(Data)
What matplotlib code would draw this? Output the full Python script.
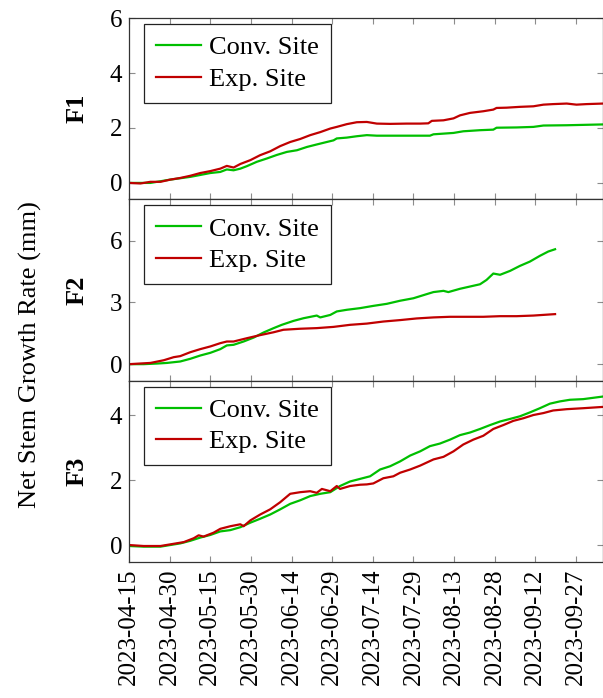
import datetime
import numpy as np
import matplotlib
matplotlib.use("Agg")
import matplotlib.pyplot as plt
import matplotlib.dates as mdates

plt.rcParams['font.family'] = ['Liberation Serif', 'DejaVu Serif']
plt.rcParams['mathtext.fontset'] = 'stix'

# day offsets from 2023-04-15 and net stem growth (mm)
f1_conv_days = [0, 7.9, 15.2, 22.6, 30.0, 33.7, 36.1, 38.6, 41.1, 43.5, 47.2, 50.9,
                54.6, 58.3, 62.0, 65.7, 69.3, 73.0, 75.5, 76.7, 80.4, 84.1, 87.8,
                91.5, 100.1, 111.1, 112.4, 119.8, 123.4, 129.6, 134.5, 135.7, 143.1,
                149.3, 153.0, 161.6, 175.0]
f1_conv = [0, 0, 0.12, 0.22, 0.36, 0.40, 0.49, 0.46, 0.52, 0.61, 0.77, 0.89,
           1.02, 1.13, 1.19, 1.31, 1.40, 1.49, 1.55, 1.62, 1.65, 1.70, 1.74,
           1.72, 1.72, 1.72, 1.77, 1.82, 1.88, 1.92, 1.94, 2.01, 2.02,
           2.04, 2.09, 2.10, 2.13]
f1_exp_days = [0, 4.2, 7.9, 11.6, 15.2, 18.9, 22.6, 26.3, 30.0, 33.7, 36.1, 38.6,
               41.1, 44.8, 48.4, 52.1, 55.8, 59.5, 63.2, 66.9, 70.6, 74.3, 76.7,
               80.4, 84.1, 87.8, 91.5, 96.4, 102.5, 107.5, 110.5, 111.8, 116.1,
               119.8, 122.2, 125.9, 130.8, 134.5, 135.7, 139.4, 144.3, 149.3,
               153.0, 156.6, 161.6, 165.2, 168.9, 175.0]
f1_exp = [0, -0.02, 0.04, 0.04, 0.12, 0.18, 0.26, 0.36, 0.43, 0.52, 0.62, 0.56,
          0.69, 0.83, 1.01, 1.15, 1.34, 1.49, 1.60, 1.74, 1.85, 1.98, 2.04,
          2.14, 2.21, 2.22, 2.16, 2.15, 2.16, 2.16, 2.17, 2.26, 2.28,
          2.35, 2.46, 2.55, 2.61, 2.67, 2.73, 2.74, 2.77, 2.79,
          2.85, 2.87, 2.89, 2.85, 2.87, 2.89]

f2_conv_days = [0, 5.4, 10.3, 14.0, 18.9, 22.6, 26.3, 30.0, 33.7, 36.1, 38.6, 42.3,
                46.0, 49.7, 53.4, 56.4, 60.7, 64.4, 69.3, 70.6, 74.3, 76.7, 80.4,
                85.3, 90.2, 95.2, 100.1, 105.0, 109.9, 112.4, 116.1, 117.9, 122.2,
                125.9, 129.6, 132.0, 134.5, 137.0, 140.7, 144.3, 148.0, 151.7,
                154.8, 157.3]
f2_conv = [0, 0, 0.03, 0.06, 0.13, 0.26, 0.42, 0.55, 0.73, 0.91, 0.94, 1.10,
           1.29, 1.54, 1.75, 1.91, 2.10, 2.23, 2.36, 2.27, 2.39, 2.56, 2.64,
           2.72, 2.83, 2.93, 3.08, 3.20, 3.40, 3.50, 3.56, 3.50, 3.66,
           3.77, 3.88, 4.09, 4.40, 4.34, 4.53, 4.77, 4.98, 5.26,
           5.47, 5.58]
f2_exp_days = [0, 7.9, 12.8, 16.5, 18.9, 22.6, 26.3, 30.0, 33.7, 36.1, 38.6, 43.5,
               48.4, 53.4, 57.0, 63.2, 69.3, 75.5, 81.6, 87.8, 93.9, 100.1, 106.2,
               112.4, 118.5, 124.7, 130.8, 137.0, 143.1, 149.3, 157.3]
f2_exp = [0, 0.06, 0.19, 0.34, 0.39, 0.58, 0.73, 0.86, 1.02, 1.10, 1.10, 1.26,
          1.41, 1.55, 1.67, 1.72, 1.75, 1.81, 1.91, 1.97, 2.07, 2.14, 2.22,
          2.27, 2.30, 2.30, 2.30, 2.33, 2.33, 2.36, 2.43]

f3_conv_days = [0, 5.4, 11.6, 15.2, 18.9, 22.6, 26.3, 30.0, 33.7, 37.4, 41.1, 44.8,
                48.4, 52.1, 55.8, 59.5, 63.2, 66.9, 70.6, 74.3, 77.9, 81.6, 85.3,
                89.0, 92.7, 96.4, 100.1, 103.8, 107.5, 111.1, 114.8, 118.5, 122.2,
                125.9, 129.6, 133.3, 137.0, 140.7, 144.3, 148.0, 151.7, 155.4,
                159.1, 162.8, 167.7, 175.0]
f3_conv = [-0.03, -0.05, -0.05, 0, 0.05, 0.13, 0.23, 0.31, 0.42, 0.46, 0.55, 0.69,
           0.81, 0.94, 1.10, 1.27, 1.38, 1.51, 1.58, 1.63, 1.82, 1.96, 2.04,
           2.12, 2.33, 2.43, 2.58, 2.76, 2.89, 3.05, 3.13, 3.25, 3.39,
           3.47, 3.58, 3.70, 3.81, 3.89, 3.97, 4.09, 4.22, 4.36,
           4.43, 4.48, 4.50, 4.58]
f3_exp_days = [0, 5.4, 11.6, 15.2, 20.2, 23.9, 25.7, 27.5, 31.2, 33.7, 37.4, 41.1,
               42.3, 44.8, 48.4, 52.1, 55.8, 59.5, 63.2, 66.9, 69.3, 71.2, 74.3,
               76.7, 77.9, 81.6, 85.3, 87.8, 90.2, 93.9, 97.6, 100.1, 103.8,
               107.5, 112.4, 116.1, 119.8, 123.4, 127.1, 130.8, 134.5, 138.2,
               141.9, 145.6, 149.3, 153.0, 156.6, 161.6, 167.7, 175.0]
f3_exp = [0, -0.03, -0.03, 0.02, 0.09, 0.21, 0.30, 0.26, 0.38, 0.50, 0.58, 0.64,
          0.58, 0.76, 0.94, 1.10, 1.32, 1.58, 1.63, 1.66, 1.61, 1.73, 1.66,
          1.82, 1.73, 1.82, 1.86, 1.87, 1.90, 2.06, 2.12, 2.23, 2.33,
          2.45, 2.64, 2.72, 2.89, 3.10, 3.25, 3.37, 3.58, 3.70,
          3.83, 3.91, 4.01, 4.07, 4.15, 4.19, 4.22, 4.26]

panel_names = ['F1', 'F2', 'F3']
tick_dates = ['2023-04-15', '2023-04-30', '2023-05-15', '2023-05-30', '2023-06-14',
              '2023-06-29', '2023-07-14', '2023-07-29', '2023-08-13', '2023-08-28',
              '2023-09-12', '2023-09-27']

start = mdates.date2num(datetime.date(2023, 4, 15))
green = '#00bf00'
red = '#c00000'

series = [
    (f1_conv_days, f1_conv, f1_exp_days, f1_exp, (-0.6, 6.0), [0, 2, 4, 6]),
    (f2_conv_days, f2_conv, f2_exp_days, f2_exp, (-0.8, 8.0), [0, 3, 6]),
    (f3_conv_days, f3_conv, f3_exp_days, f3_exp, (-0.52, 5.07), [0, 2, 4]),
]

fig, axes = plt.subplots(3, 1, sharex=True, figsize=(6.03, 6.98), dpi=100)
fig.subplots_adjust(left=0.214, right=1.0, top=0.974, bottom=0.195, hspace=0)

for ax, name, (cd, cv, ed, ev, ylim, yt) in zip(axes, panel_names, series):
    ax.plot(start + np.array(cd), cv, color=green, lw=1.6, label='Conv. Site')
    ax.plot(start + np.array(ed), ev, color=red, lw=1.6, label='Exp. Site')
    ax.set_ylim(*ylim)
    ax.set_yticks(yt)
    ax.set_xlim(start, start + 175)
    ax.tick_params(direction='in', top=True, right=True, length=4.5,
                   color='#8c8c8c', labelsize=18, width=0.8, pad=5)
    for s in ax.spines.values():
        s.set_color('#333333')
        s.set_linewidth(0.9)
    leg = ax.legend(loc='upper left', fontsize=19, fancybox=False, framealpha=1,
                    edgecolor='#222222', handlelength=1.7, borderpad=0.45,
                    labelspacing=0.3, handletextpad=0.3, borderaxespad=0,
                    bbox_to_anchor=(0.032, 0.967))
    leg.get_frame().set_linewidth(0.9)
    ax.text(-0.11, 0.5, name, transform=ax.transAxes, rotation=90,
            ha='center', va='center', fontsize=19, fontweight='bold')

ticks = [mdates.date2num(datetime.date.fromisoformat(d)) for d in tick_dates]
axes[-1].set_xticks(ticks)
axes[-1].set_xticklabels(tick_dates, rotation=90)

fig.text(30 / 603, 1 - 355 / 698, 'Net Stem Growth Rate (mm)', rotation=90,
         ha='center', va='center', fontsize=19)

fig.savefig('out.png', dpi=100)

(Aim)
Copy exactly the lines running from the beginning of the listing through the line that has "import matplotlib.dates as mdates". Drop the pictures.

(Written reply)
What matplotlib code would draw this? Output the full Python script.
import datetime
import numpy as np
import matplotlib
matplotlib.use("Agg")
import matplotlib.pyplot as plt
import matplotlib.dates as mdates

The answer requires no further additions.